I can absolutely assure the hon. Gentleman that that is the situation. We want to ensure that those who have committed this atrocious crime are brought to justice. We support the police and the prosecuting authorities in their work, and we support the peace process.
Will my right hon. and learned Friend support the establishment of a national centre for asbestos-related diseases, which would be a virtual centre committed to finding better treatments and a cure?
We support the work to carry out research on finding the causes and cures of work-related diseases. I pay tribute to my hon. Friend for the work that he has done in the House of Commons over many years to bring to the House’s attention the tragedy of people simply going to work and being made ill by their work. We have put £12 billion extra into our science budget, part of which is for research that will find the treatments and cures that he has asked for.

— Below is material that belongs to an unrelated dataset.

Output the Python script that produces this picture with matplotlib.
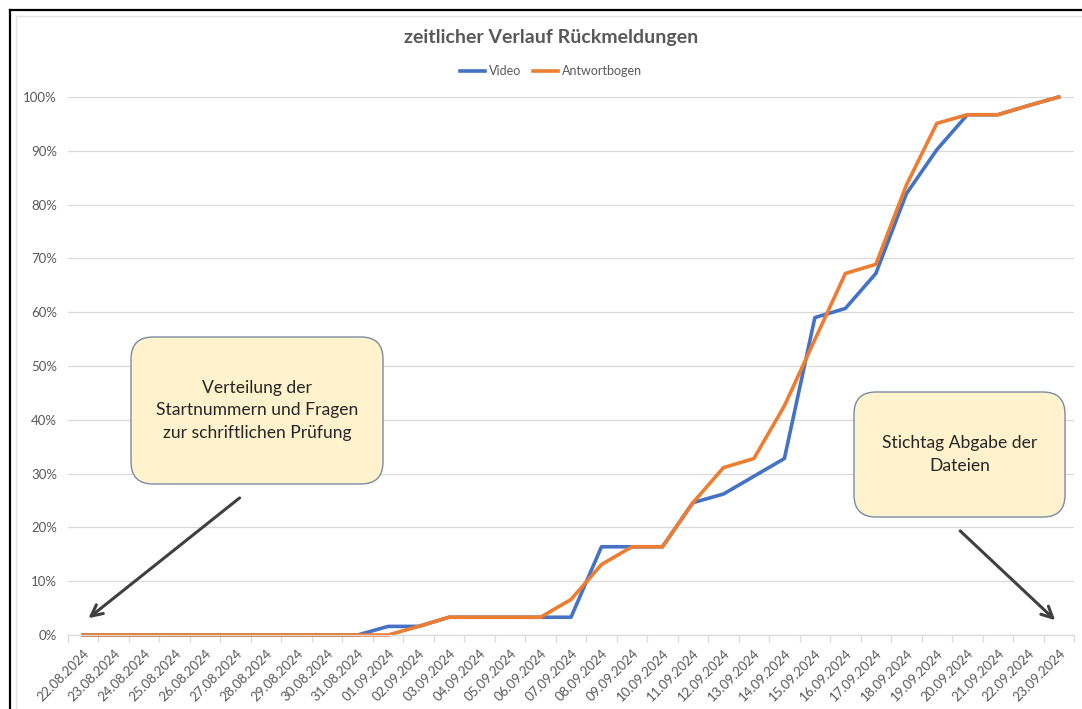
import matplotlib
matplotlib.use("Agg")
import matplotlib.pyplot as plt
from matplotlib.patches import FancyBboxPatch
from matplotlib.lines import Line2D
from matplotlib.ticker import PercentFormatter, FixedLocator

plt.rcParams['font.family'] = ['Lato', 'DejaVu Sans']

# Daten
dates = ['22.08.2024', '23.08.2024', '24.08.2024', '25.08.2024', '26.08.2024',
         '27.08.2024', '28.08.2024', '29.08.2024', '30.08.2024', '31.08.2024',
         '01.09.2024', '02.09.2024', '03.09.2024', '04.09.2024', '05.09.2024',
         '06.09.2024', '07.09.2024', '08.09.2024', '09.09.2024', '10.09.2024',
         '11.09.2024', '12.09.2024', '13.09.2024', '14.09.2024', '15.09.2024',
         '16.09.2024', '17.09.2024', '18.09.2024', '19.09.2024', '20.09.2024',
         '21.09.2024', '22.09.2024', '23.09.2024']
video = [0, 0, 0, 0, 0, 0, 0, 0, 0, 0,
         1.6, 1.6, 3.3, 3.3, 3.3, 3.3, 3.3, 16.4, 16.4, 16.4,
         24.6, 26.2, 29.5, 32.8, 59.0, 60.7, 67.2, 82.0, 90.2, 96.7,
         96.7, 98.4, 100]
antwortbogen = [0, 0, 0, 0, 0, 0, 0, 0, 0, 0,
                0, 1.6, 3.3, 3.3, 3.3, 3.3, 6.6, 13.1, 16.4, 16.4,
                24.6, 31.1, 32.8, 42.6, 54.9, 67.2, 68.9, 83.6, 95.1, 96.7,
                96.7, 98.4, 100]

W, H = 1082, 709
fig = plt.figure(figsize=(W / 100, H / 100), dpi=100)
ax = fig.add_axes([68 / W, 1 - 635 / H, (1074 - 68) / W, (635 - 97) / H])

x = list(range(len(dates)))
ax.plot(x, video, color='#4472C4', lw=2.6, label='Video', clip_on=False, solid_joinstyle='round')
ax.plot(x, antwortbogen, color='#ED7D31', lw=2.6, label='Antwortbogen', clip_on=False, solid_joinstyle='round')

ax.set_xlim(-0.5, len(dates) - 0.5)
ax.set_ylim(0, 100)
ax.set_yticks(range(0, 101, 10))
ax.yaxis.set_major_formatter(PercentFormatter(decimals=0))
ax.grid(axis='y', color='#D9D9D9', lw=0.9)
ax.set_axisbelow(True)
for s in ['top', 'right', 'left']:
    ax.spines[s].set_visible(False)
ax.spines['bottom'].set_color('#D9D9D9')
ax.spines['bottom'].set_linewidth(0.9)

ax.set_xticks(x)
ax.set_xticklabels(dates, rotation=45, ha='right', va='top', rotation_mode='anchor')
ax.xaxis.set_minor_locator(FixedLocator([i - 0.5 for i in range(len(dates) + 1)]))
ax.tick_params(axis='x', which='major', length=0, pad=9, labelsize=9.5, labelcolor='#595959')
ax.tick_params(axis='x', which='minor', length=5, color='#D9D9D9', width=0.9)
ax.tick_params(axis='y', length=0, pad=8, labelsize=9.5, labelcolor='#595959')

fig.text(551 / W, 1 - 38 / H, 'zeitlicher Verlauf Rückmeldungen', ha='center', va='center',
         fontsize=14, fontweight='bold', color='#595959')
fig.legend(loc='center', bbox_to_anchor=(551 / W, 1 - 71 / H), ncol=2, frameon=False,
           fontsize=9, handlelength=2.0, handletextpad=0.3, columnspacing=1.0,
           labelcolor='#595959')

# Rahmen
fig.add_artist(Line2D([10 / W, 10 / W], [0, 1 - 10 / H], color='black', lw=1.6))
fig.add_artist(Line2D([10 / W, 1], [1 - 10 / H, 1 - 10 / H], color='black', lw=1.6))
fig.add_artist(Line2D([16 / W, 16 / W], [0, 1 - 16 / H], color='#E3E3E3', lw=1.0))
fig.add_artist(Line2D([16 / W, 1], [1 - 16 / H, 1 - 16 / H], color='#E3E3E3', lw=1.0))

# Textfelder
def note(x0, y0, x1, y1, txt):
    r = 22 / W
    box = FancyBboxPatch((x0 / W + r, 1 - y1 / H + r * W / H), (x1 - x0) / W - 2 * r,
                         (y1 - y0) / H - 2 * r * W / H,
                         boxstyle=f'round,pad={r},rounding_size={r}', mutation_aspect=W / H,
                         transform=fig.transFigure, facecolor='#FFF2CC', edgecolor='#7A8BA3', lw=1.0)
    fig.add_artist(box)
    fig.text((x0 + x1) / 2 / W, 1 - (y0 + y1) / 2 / H, txt, ha='center', va='center',
             fontsize=12.6, color='#262626', linespacing=1.5)

note(131, 337, 383, 484, 'Verteilung der\nStartnummern und Fragen\nzur schriftlichen Prüfung')
note(854, 392, 1065, 517, 'Stichtag Abgabe der\nDateien')

arrow = dict(arrowstyle='->,head_length=0.8,head_width=0.4', color='#404040', lw=2.2)
ax.annotate('', xy=(0.1, 2.8), xytext=(5.2, 25.8), arrowprops=arrow)
ax.annotate('', xy=(31.95, 2.4), xytext=(28.7, 19.7), arrowprops=arrow)

fig.savefig('out.png', dpi=100)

The Justice Secretary assures me that there will always be consultation when such developments are being considered. If the hon. Gentleman has a particular concern about his constituency, I am sure that he can meet one of the ministerial team to discuss it.
Wakefield metropolitan district council has set up an innovative mortgage assistance scheme which, in the first six months of its operation, has prevented 11 families from becoming homeless. Does my right hon. and learned Friend agree that more councils should adopt that sort of scheme to show that local government is on people’s side during the recession rather than telling them that they are on their own?
It is very important that we do not leave people to sink or swim and do not say that the recession should take its course, and that we step in to help people who fear that the loss of their job or a fall in their income might cause the loss of their home. That is why we have put extra investment into the social security budget to enable people to claim help with their mortgage interest after 13 weeks instead of 39 weeks; it is estimated that that has already helped 10,000 people. I am glad to hear that my hon. Friend’s local council is working to that effect as well.
The hon. Gentleman is right to draw the attention of the House to the situation in Sri Lanka, which remains grave. The Government are committed to supporting a range of conflict prevention, stabilisation and peacekeeping activity, focusing on countries where the risk of impact of conflict is greatest. We have had an unprecedented increase in our international development budget, part of which was to deal with conflict resolution. Conflict resolution involves international action—not just this country working alone, but with other countries around the world.
I absolutely agree with my hon. Friend. It is certainly the Government’s position that local and regional newspapers, radio and television are important and, as he says, part of the lifeblood of this country. That is why Lord Carter and the Secretary of State for Culture, Media and Sport are working on this important issue, which was raised in a debate in this House last Thursday.
This Government support better further education and more investment in colleges—[Hon. Members: “We all do.”]—in my constituency as well as hers. Opposition Members say, “We all do.” Actually, no. Their policy is to cut funding for it by £600 million. I am sorry, the hon. Lady might not remember this because she was not in the House at the time, but when we came into Government, does she know how much money was in the further education college budget? Precisely zero pounds, and we have increased it by £1 billion. She can leave it to us: we will invest in further education. But if her party got into government, that would be the end of it.